Data lines:
** Begin **
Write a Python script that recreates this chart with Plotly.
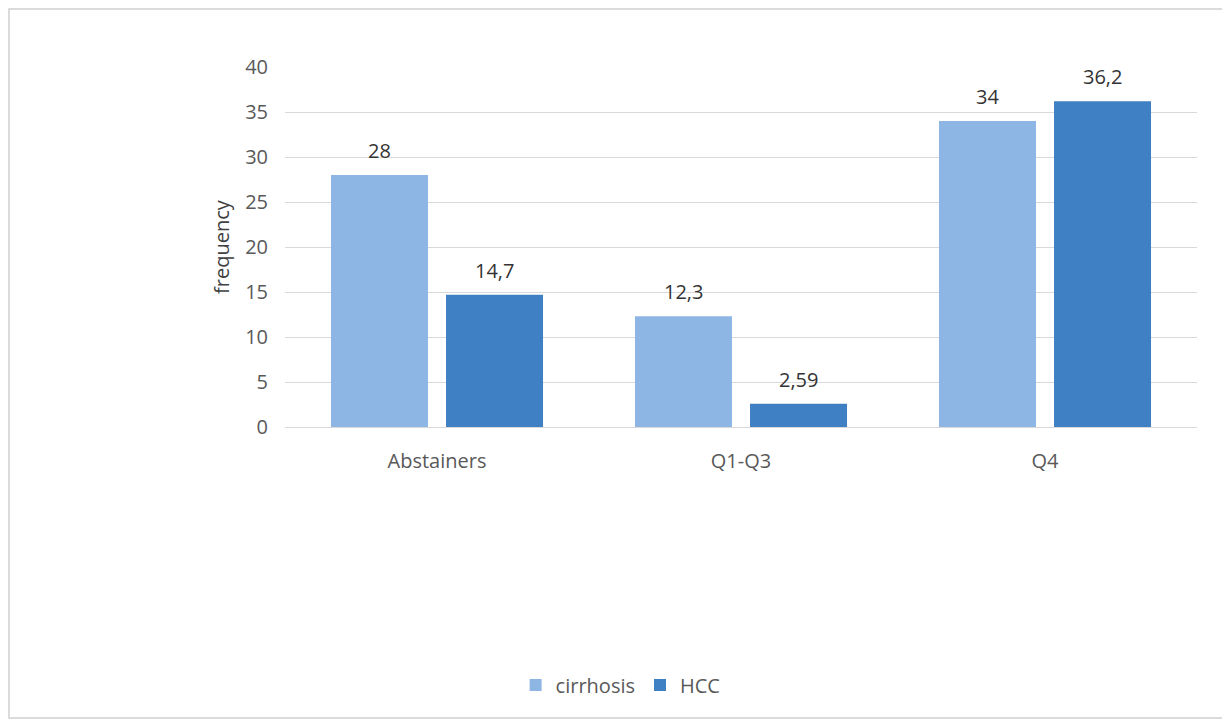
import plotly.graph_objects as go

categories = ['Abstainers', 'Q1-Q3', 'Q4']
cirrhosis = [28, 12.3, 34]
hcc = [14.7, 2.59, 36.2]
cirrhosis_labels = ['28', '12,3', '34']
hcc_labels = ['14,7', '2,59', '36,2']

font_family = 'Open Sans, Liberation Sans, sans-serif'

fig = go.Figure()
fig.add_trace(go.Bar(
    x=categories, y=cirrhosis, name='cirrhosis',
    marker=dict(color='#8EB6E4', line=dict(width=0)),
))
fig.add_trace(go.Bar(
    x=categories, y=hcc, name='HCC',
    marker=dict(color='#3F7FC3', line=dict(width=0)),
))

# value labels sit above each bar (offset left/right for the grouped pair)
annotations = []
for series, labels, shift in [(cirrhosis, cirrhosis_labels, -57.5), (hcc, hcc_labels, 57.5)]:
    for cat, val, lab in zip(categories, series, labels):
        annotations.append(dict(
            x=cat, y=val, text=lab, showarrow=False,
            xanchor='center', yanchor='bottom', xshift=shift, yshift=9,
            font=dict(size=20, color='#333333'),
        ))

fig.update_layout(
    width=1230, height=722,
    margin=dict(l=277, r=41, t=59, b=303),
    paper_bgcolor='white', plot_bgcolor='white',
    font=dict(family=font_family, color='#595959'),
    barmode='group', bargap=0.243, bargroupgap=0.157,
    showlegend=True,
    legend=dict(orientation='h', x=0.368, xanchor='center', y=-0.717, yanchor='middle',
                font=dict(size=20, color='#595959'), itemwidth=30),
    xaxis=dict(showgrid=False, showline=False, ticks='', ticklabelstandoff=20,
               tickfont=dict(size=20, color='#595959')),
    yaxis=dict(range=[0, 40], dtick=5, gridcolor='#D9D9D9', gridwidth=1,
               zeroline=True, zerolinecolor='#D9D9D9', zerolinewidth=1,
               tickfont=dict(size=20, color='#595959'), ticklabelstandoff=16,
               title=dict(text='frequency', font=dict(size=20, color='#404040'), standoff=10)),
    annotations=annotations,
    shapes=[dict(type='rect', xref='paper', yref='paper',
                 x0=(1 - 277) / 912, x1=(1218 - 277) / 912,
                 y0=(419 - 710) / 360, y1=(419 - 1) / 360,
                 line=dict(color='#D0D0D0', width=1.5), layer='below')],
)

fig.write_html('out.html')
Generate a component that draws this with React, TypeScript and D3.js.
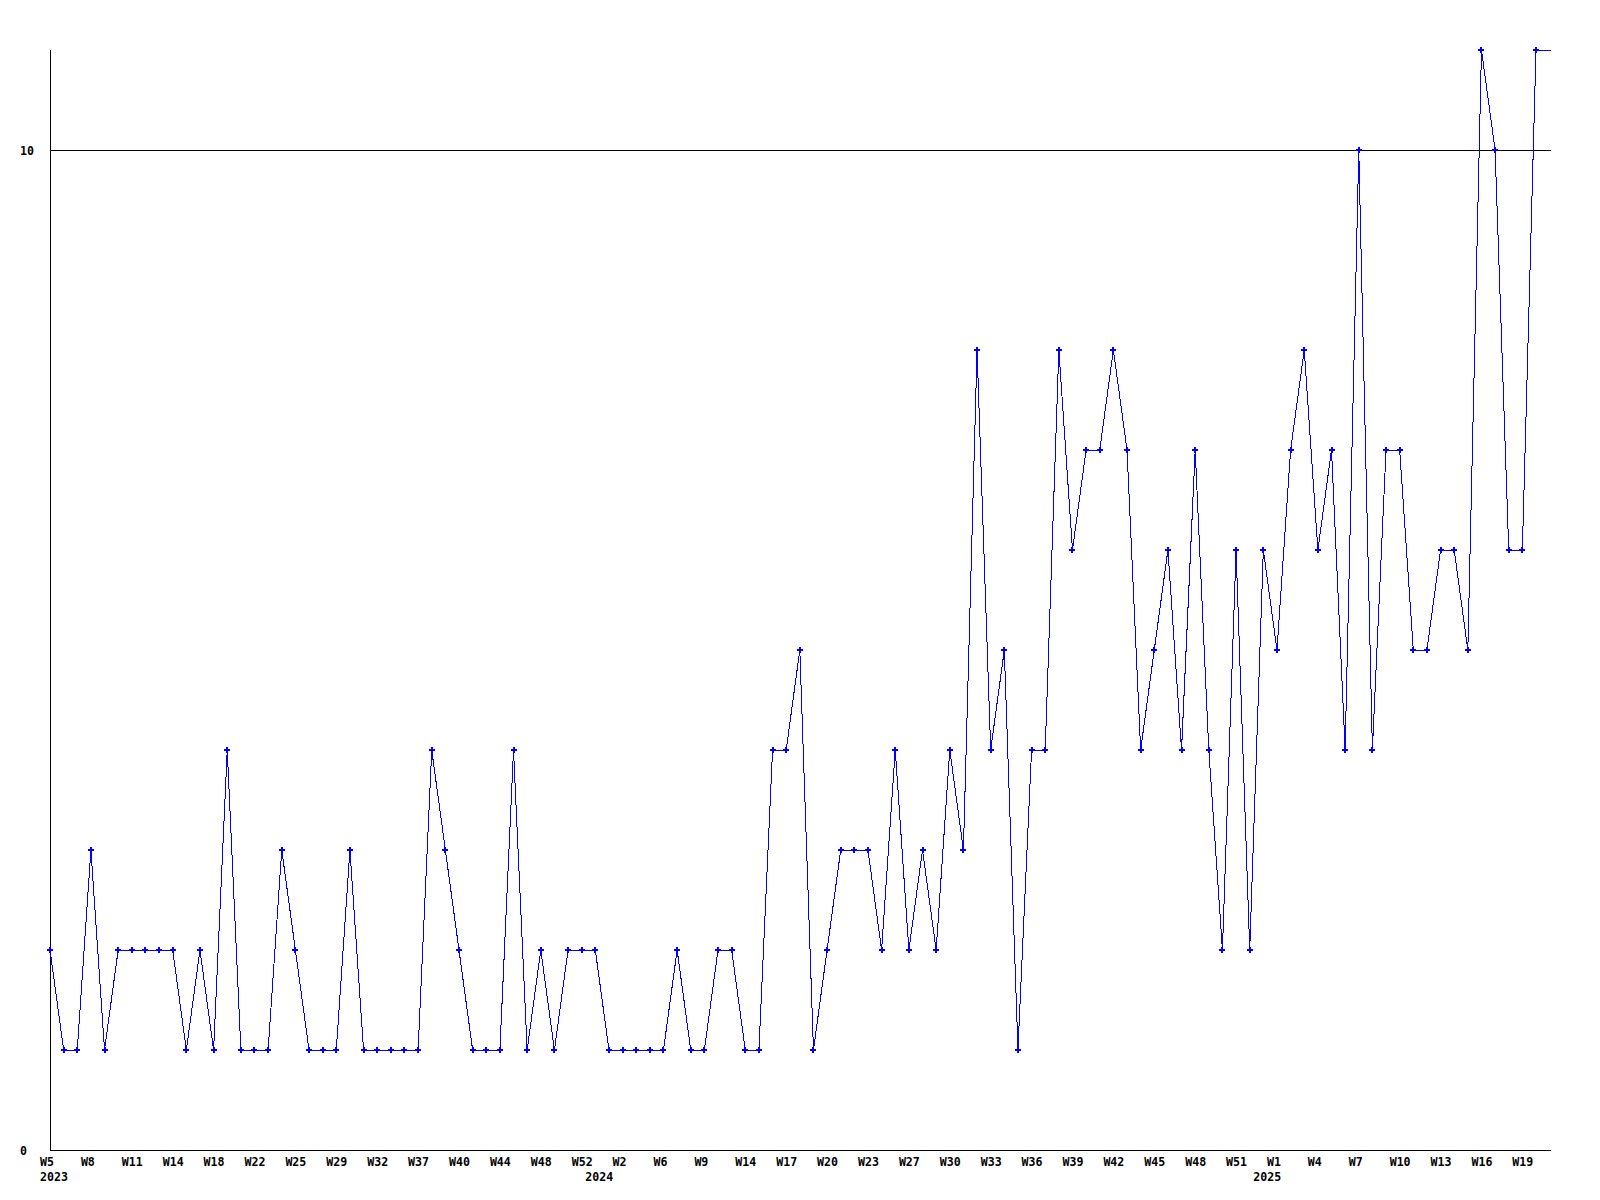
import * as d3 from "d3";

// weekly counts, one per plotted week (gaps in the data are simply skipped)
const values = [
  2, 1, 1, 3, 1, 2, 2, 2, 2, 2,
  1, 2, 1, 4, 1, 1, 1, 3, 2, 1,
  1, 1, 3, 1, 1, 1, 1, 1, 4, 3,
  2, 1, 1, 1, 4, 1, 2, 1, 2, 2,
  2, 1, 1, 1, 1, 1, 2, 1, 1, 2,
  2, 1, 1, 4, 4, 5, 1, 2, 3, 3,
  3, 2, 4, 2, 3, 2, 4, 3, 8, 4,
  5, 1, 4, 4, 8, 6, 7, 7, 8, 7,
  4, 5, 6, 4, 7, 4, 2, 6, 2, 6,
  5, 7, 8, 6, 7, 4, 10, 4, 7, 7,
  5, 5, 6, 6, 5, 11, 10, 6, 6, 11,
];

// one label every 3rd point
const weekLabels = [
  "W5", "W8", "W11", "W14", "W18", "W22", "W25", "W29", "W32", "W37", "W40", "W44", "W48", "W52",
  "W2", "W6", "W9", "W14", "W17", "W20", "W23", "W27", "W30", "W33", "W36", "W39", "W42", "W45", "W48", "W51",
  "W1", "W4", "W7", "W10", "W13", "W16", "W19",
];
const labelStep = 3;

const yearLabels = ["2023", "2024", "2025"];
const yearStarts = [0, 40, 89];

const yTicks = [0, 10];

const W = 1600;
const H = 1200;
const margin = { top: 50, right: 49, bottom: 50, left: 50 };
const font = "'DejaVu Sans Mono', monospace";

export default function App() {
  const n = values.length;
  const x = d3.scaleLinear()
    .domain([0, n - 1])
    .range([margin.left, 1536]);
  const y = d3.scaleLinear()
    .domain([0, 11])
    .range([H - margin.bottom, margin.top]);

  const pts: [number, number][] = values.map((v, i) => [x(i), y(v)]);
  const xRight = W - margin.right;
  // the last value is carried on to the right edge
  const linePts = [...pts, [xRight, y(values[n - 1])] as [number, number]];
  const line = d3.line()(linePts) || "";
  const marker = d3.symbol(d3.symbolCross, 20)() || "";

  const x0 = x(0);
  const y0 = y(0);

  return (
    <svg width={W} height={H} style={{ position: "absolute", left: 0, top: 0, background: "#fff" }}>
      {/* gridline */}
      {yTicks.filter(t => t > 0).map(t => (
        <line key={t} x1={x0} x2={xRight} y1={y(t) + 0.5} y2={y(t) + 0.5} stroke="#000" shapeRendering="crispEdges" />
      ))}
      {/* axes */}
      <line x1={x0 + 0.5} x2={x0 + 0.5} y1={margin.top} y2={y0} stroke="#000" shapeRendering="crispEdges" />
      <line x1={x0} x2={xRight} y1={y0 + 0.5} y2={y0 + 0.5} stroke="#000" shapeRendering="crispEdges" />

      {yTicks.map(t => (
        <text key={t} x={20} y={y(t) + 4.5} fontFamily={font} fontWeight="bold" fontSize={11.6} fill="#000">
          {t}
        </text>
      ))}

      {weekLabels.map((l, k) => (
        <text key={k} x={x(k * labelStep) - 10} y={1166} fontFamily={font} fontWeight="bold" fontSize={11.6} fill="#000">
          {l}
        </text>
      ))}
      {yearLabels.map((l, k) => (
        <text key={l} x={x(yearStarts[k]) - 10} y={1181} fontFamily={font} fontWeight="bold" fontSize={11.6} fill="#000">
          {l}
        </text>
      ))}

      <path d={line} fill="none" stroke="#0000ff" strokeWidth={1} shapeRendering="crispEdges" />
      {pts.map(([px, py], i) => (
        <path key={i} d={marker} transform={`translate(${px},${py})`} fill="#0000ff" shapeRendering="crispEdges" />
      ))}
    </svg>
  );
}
** End **
** Begin **
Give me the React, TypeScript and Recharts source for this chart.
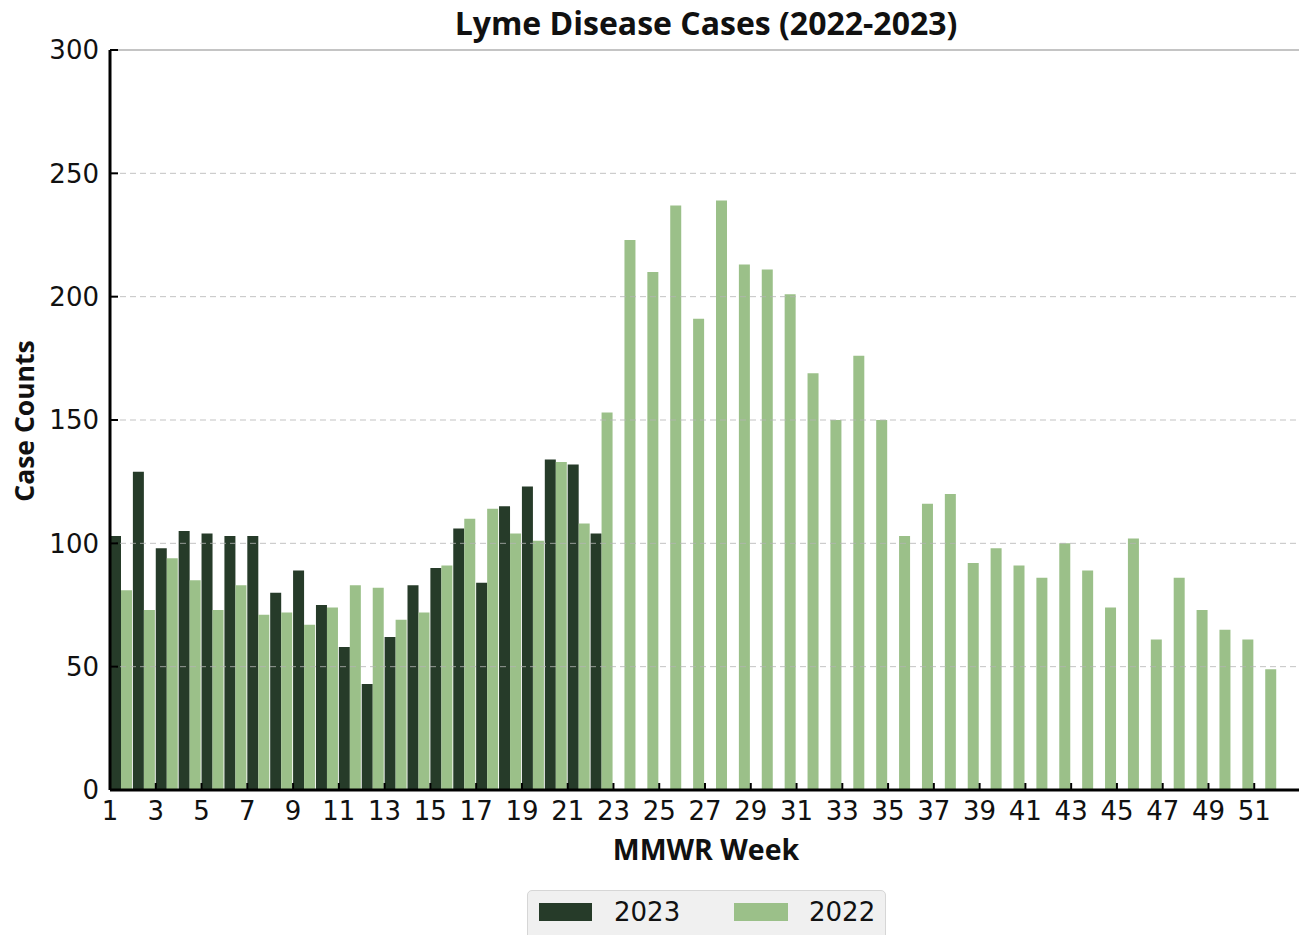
** End **
Set exercise:
In the listing above, find the line containing "Write a Python" and the line containing "import plotly.graph_objects as go", then return both of them and every line between, exactly, without pictures.

Expected answer:
Write a Python script that recreates this chart with Plotly.
import plotly.graph_objects as go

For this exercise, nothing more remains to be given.